In other works, the subject matter seems overwhelmed by artistic strategies.

Through intimate portrait photography, Jordanian artist Hussam Al Manasrah’s The Circle of Pain – 65 years on the Banks of the River Jordan tries to show a more subtle and inconspicuous side of the tragedies of the Palestinian diaspora. His sitters’ flinty and unyielding gazes only capture a sense of ennui, however, and one rather feels as if one is intruding.

UAE artist Fatima al-Yousef’s work demonstrates the same problem. Conceptualized as showing the effects of change, destruction and construction in the UAE, the photographs presented a feeling of awkward presence in an unfinished space. Yousef’s strategy eluded the concept she was trying to capture: The presence of an anonymous body in the space diverts our attention from tracing those effects, instead making us wonder about subjective presences in such spaces.

The work of Othamn Ben Kajjal (Morocco) was also hard to decipher beyond his aesthetic strategy: His beautifully taken pictures of a beggar’s home in Morocco are such a densely coloured visual feast, it is hard to perceive the misery and desperation he was trying to show. Elsadig Mohamed Ahmed’s cryptic series Lab of Creation falls in the same category. His shadowy photos about the craft of pottery do not reveal much beyond its poeticization.

At the opposite end are works in which subject matter overrides any artistic method or strategy.

Tarek Marzougui and Mejdi El Bekri (both Tunisian) use narrative approaches to their subjects (urban decay in the former, and garbage collectors in the latter), but in the results one cannot see beyond the immediate presentation of the problem, rather than any specific artistic engagement with it. The work of Gailan Haj Omar (Iraq) is also burdened by the content of her subject matter. Her series from refugee camps, aimed at highlighting how a fresh water supply impacts the life of camp residents, falls into the category of the documentary.

Some works tried conceptual tongue-in-cheek strategies: Karim Aboukellila, Mariam Ahmed and Manar Moursi (surprisingly all Egyptians). Of the three, Moursi’s close-ups of Cairo theme parks, situated at odd locations in the grey metropolis, give a sinister uneasiness to the question of whether childish innocence or joy can exist in a dismal landscape.

Consumership. We don’t Live in Our Countries, We Consume It, by Nadia Mounier (Egypt), and Beirut, One City, Many Neighborhoods, by Marwan Tahtah (Lebanon), both oscillate between immersion in the fabric of their landscapes and pointing at the potential implications of massive suburbanization in Cairo and post-war construction in Beirut, respectively. There is a certain geometric formality to both series that would be interesting to see investigated further.

Other works depict a particular visual experience, like Forgotten by Boris Oue (Morocco), and On the Margin of Jerusalem by Qais Assali (Jerusalem), yet the connections between concept and result are a bit inscrutable. Another work that is not easy to decipher is Egyptian artist Mai al-Shazly’s series Inside – Outside, about the scarcity of green spaces in Cairo, but it stands out in its visual complexity and sensitivity for composition and form.

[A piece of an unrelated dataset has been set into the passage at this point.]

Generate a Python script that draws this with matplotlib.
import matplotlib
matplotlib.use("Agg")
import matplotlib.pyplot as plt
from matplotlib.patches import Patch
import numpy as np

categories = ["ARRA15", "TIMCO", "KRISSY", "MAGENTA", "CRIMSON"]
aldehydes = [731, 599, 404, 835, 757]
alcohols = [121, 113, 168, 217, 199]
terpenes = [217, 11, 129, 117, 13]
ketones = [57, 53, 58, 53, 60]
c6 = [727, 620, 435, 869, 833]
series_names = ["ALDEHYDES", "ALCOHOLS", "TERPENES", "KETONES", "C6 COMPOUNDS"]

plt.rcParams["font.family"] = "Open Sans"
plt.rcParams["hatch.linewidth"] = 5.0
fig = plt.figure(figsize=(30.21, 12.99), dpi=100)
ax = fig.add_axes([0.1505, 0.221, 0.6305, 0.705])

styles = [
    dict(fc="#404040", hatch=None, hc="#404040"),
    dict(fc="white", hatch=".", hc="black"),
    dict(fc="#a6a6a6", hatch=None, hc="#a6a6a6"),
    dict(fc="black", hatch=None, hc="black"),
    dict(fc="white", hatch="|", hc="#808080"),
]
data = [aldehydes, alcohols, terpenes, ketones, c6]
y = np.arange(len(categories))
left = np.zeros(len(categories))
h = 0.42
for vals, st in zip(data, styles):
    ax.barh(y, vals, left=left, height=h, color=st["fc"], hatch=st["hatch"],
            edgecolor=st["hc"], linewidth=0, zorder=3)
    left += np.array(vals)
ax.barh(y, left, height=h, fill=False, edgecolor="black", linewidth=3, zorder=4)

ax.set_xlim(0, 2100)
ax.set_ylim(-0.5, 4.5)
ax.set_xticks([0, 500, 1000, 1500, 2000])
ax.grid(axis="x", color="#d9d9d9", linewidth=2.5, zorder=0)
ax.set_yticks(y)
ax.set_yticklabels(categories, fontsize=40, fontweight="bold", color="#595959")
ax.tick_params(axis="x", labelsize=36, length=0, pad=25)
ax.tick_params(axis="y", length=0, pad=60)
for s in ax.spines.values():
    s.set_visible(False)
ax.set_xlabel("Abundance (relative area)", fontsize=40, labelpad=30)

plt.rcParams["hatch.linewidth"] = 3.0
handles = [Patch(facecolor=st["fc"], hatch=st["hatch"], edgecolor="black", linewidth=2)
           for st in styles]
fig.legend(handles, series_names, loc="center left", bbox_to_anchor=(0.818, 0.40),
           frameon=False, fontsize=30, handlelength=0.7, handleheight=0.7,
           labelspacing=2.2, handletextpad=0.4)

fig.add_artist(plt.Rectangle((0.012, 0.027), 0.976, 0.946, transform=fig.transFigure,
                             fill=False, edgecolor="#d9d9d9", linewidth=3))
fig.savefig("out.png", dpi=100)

Ultimately, Next to Here provides a specific selection of works that show the institutional and personal approaches of both its curator and affiliated institution, the Goethe Institut. In doing so it sheds the light on the continued problematic relationship between independent contemporary art scenes in the region and a number of the actors and organizations that are supporting them. Such artistic efforts cannot escape the thematic interests of such institutions and foundations, and that can be seen in the recurring themes that are chosen by foreign curators, writers and journalists. The show reflects artistic propositions that are “next to here” but also other more critical issues “over there.”

Next to Here showed at the CIC till November 5, 2014.